** Begin Dataset rows **
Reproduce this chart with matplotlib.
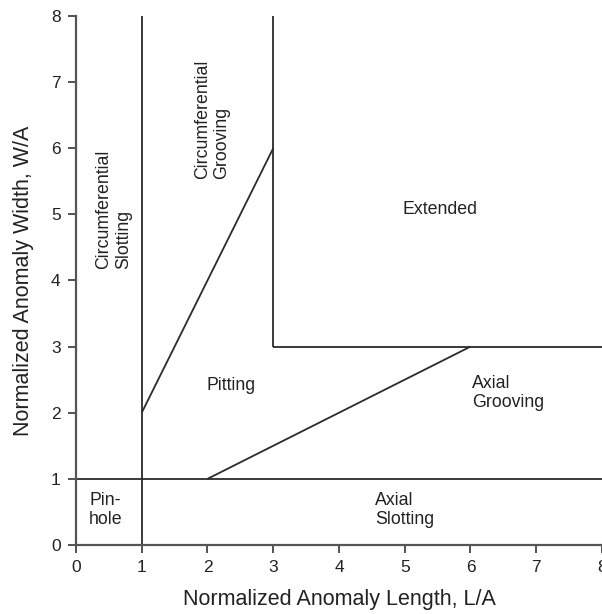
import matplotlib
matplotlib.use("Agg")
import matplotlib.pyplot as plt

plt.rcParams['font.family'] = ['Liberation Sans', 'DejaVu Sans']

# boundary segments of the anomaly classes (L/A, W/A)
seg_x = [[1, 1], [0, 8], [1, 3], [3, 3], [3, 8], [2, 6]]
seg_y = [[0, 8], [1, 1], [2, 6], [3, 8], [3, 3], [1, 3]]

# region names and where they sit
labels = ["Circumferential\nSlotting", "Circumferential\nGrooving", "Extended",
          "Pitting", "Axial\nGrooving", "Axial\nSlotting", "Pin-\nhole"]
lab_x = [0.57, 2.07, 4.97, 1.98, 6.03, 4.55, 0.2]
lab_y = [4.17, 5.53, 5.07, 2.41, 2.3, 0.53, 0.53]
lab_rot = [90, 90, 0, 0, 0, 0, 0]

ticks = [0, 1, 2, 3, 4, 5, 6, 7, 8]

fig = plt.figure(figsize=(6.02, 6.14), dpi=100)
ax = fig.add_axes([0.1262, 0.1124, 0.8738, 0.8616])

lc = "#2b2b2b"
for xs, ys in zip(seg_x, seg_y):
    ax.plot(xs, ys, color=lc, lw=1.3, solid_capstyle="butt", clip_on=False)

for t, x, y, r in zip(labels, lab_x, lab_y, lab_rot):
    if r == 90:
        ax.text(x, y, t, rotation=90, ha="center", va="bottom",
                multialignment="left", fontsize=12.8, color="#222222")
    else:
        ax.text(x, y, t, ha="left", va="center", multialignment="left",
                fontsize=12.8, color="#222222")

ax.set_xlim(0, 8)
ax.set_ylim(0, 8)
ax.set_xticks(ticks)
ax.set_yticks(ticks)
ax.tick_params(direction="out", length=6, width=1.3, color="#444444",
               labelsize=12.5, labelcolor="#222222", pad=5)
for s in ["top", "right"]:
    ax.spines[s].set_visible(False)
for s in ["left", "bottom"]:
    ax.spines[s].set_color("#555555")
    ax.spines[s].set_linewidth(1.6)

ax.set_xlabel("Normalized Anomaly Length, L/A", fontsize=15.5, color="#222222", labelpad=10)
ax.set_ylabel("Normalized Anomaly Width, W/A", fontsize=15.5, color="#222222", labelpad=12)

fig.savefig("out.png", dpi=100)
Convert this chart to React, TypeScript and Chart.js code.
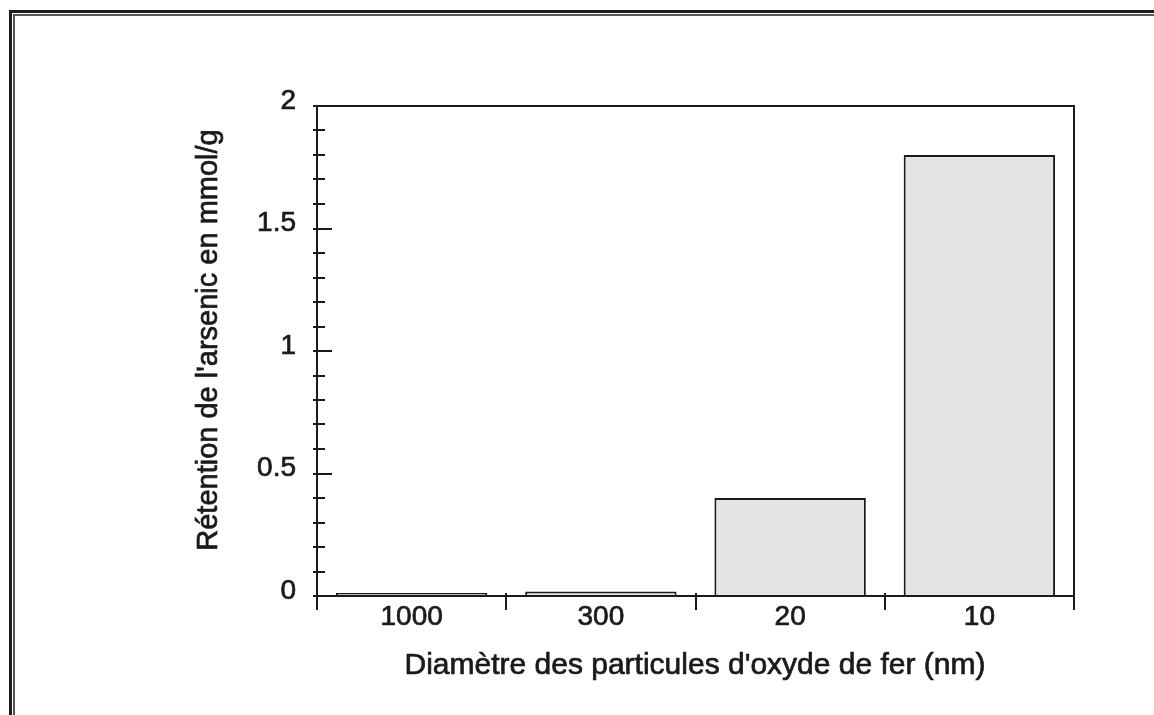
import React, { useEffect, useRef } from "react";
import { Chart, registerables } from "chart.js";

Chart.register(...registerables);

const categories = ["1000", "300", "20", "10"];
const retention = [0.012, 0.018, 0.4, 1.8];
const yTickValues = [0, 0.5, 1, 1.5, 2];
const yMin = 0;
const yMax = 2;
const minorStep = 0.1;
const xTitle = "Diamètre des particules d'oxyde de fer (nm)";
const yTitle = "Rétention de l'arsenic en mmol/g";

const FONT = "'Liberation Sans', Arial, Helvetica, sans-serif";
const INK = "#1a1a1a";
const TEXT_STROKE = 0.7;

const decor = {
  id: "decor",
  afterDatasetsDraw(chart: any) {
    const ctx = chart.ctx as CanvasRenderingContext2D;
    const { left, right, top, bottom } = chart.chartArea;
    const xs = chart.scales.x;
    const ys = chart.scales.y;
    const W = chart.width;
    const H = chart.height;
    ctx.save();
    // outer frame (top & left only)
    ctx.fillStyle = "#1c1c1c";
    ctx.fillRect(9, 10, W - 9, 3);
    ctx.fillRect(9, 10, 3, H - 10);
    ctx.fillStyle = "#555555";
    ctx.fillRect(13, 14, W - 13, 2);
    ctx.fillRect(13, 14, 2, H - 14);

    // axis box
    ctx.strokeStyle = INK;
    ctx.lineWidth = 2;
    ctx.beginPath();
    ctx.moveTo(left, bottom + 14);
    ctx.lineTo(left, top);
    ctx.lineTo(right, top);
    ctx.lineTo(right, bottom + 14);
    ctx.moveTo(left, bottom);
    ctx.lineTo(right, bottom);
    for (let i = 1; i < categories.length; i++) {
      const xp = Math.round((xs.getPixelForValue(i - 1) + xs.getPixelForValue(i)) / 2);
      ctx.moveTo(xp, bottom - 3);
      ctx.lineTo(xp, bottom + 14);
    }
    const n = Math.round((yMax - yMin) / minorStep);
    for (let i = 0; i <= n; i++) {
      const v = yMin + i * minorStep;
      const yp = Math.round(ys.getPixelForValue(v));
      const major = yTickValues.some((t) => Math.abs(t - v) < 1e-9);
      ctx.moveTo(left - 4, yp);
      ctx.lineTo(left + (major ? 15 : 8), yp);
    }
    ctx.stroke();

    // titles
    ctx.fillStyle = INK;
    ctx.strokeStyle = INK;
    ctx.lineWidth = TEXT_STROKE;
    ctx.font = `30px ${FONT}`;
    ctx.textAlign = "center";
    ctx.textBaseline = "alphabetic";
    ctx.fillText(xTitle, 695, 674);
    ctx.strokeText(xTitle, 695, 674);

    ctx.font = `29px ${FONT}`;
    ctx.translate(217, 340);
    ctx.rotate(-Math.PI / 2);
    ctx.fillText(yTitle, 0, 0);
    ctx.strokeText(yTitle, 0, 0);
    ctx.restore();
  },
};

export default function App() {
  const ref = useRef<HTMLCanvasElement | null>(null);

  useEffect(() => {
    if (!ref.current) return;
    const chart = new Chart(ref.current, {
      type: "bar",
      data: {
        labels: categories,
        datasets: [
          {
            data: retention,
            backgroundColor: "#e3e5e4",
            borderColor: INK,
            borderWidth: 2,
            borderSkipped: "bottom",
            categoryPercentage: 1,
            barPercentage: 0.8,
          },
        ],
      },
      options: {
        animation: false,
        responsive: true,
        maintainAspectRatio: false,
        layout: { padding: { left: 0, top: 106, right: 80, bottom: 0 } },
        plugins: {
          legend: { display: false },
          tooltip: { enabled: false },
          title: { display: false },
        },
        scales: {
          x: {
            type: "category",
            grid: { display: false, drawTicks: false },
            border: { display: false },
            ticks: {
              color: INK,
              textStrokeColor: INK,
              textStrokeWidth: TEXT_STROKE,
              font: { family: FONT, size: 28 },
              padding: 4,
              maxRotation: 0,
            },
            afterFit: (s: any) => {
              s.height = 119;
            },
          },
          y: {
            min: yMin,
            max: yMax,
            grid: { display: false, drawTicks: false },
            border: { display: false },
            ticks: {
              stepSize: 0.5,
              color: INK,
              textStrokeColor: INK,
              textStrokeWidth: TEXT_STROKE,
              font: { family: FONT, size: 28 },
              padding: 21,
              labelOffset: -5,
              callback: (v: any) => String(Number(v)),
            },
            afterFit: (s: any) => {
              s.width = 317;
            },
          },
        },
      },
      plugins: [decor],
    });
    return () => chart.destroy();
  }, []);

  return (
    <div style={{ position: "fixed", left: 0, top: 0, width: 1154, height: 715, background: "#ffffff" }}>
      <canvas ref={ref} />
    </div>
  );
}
** End Dataset rows **
Transcribe every line in the entries above, taking out only the images.

Reproduce this chart with matplotlib.
import matplotlib
matplotlib.use("Agg")
import matplotlib.pyplot as plt

plt.rcParams['font.family'] = ['Liberation Sans', 'DejaVu Sans']

# boundary segments of the anomaly classes (L/A, W/A)
seg_x = [[1, 1], [0, 8], [1, 3], [3, 3], [3, 8], [2, 6]]
seg_y = [[0, 8], [1, 1], [2, 6], [3, 8], [3, 3], [1, 3]]

# region names and where they sit
labels = ["Circumferential\nSlotting", "Circumferential\nGrooving", "Extended",
          "Pitting", "Axial\nGrooving", "Axial\nSlotting", "Pin-\nhole"]
lab_x = [0.57, 2.07, 4.97, 1.98, 6.03, 4.55, 0.2]
lab_y = [4.17, 5.53, 5.07, 2.41, 2.3, 0.53, 0.53]
lab_rot = [90, 90, 0, 0, 0, 0, 0]

ticks = [0, 1, 2, 3, 4, 5, 6, 7, 8]

fig = plt.figure(figsize=(6.02, 6.14), dpi=100)
ax = fig.add_axes([0.1262, 0.1124, 0.8738, 0.8616])

lc = "#2b2b2b"
for xs, ys in zip(seg_x, seg_y):
    ax.plot(xs, ys, color=lc, lw=1.3, solid_capstyle="butt", clip_on=False)

for t, x, y, r in zip(labels, lab_x, lab_y, lab_rot):
    if r == 90:
        ax.text(x, y, t, rotation=90, ha="center", va="bottom",
                multialignment="left", fontsize=12.8, color="#222222")
    else:
        ax.text(x, y, t, ha="left", va="center", multialignment="left",
                fontsize=12.8, color="#222222")

ax.set_xlim(0, 8)
ax.set_ylim(0, 8)
ax.set_xticks(ticks)
ax.set_yticks(ticks)
ax.tick_params(direction="out", length=6, width=1.3, color="#444444",
               labelsize=12.5, labelcolor="#222222", pad=5)
for s in ["top", "right"]:
    ax.spines[s].set_visible(False)
for s in ["left", "bottom"]:
    ax.spines[s].set_color("#555555")
    ax.spines[s].set_linewidth(1.6)

ax.set_xlabel("Normalized Anomaly Length, L/A", fontsize=15.5, color="#222222", labelpad=10)
ax.set_ylabel("Normalized Anomaly Width, W/A", fontsize=15.5, color="#222222", labelpad=12)

fig.savefig("out.png", dpi=100)
Convert this chart to React, TypeScript and Chart.js code.
import React, { useEffect, useRef } from "react";
import { Chart, registerables } from "chart.js";

Chart.register(...registerables);

const categories = ["1000", "300", "20", "10"];
const retention = [0.012, 0.018, 0.4, 1.8];
const yTickValues = [0, 0.5, 1, 1.5, 2];
const yMin = 0;
const yMax = 2;
const minorStep = 0.1;
const xTitle = "Diamètre des particules d'oxyde de fer (nm)";
const yTitle = "Rétention de l'arsenic en mmol/g";

const FONT = "'Liberation Sans', Arial, Helvetica, sans-serif";
const INK = "#1a1a1a";
const TEXT_STROKE = 0.7;

const decor = {
  id: "decor",
  afterDatasetsDraw(chart: any) {
    const ctx = chart.ctx as CanvasRenderingContext2D;
    const { left, right, top, bottom } = chart.chartArea;
    const xs = chart.scales.x;
    const ys = chart.scales.y;
    const W = chart.width;
    const H = chart.height;
    ctx.save();
    // outer frame (top & left only)
    ctx.fillStyle = "#1c1c1c";
    ctx.fillRect(9, 10, W - 9, 3);
    ctx.fillRect(9, 10, 3, H - 10);
    ctx.fillStyle = "#555555";
    ctx.fillRect(13, 14, W - 13, 2);
    ctx.fillRect(13, 14, 2, H - 14);

    // axis box
    ctx.strokeStyle = INK;
    ctx.lineWidth = 2;
    ctx.beginPath();
    ctx.moveTo(left, bottom + 14);
    ctx.lineTo(left, top);
    ctx.lineTo(right, top);
    ctx.lineTo(right, bottom + 14);
    ctx.moveTo(left, bottom);
    ctx.lineTo(right, bottom);
    for (let i = 1; i < categories.length; i++) {
      const xp = Math.round((xs.getPixelForValue(i - 1) + xs.getPixelForValue(i)) / 2);
      ctx.moveTo(xp, bottom - 3);
      ctx.lineTo(xp, bottom + 14);
    }
    const n = Math.round((yMax - yMin) / minorStep);
    for (let i = 0; i <= n; i++) {
      const v = yMin + i * minorStep;
      const yp = Math.round(ys.getPixelForValue(v));
      const major = yTickValues.some((t) => Math.abs(t - v) < 1e-9);
      ctx.moveTo(left - 4, yp);
      ctx.lineTo(left + (major ? 15 : 8), yp);
    }
    ctx.stroke();

    // titles
    ctx.fillStyle = INK;
    ctx.strokeStyle = INK;
    ctx.lineWidth = TEXT_STROKE;
    ctx.font = `30px ${FONT}`;
    ctx.textAlign = "center";
    ctx.textBaseline = "alphabetic";
    ctx.fillText(xTitle, 695, 674);
    ctx.strokeText(xTitle, 695, 674);

    ctx.font = `29px ${FONT}`;
    ctx.translate(217, 340);
    ctx.rotate(-Math.PI / 2);
    ctx.fillText(yTitle, 0, 0);
    ctx.strokeText(yTitle, 0, 0);
    ctx.restore();
  },
};

export default function App() {
  const ref = useRef<HTMLCanvasElement | null>(null);

  useEffect(() => {
    if (!ref.current) return;
    const chart = new Chart(ref.current, {
      type: "bar",
      data: {
        labels: categories,
        datasets: [
          {
            data: retention,
            backgroundColor: "#e3e5e4",
            borderColor: INK,
            borderWidth: 2,
            borderSkipped: "bottom",
            categoryPercentage: 1,
            barPercentage: 0.8,
          },
        ],
      },
      options: {
        animation: false,
        responsive: true,
        maintainAspectRatio: false,
        layout: { padding: { left: 0, top: 106, right: 80, bottom: 0 } },
        plugins: {
          legend: { display: false },
          tooltip: { enabled: false },
          title: { display: false },
        },
        scales: {
          x: {
            type: "category",
            grid: { display: false, drawTicks: false },
            border: { display: false },
            ticks: {
              color: INK,
              textStrokeColor: INK,
              textStrokeWidth: TEXT_STROKE,
              font: { family: FONT, size: 28 },
              padding: 4,
              maxRotation: 0,
            },
            afterFit: (s: any) => {
              s.height = 119;
            },
          },
          y: {
            min: yMin,
            max: yMax,
            grid: { display: false, drawTicks: false },
            border: { display: false },
            ticks: {
              stepSize: 0.5,
              color: INK,
              textStrokeColor: INK,
              textStrokeWidth: TEXT_STROKE,
              font: { family: FONT, size: 28 },
              padding: 21,
              labelOffset: -5,
              callback: (v: any) => String(Number(v)),
            },
            afterFit: (s: any) => {
              s.width = 317;
            },
          },
        },
      },
      plugins: [decor],
    });
    return () => chart.destroy();
  }, []);

  return (
    <div style={{ position: "fixed", left: 0, top: 0, width: 1154, height: 715, background: "#ffffff" }}>
      <canvas ref={ref} />
    </div>
  );
}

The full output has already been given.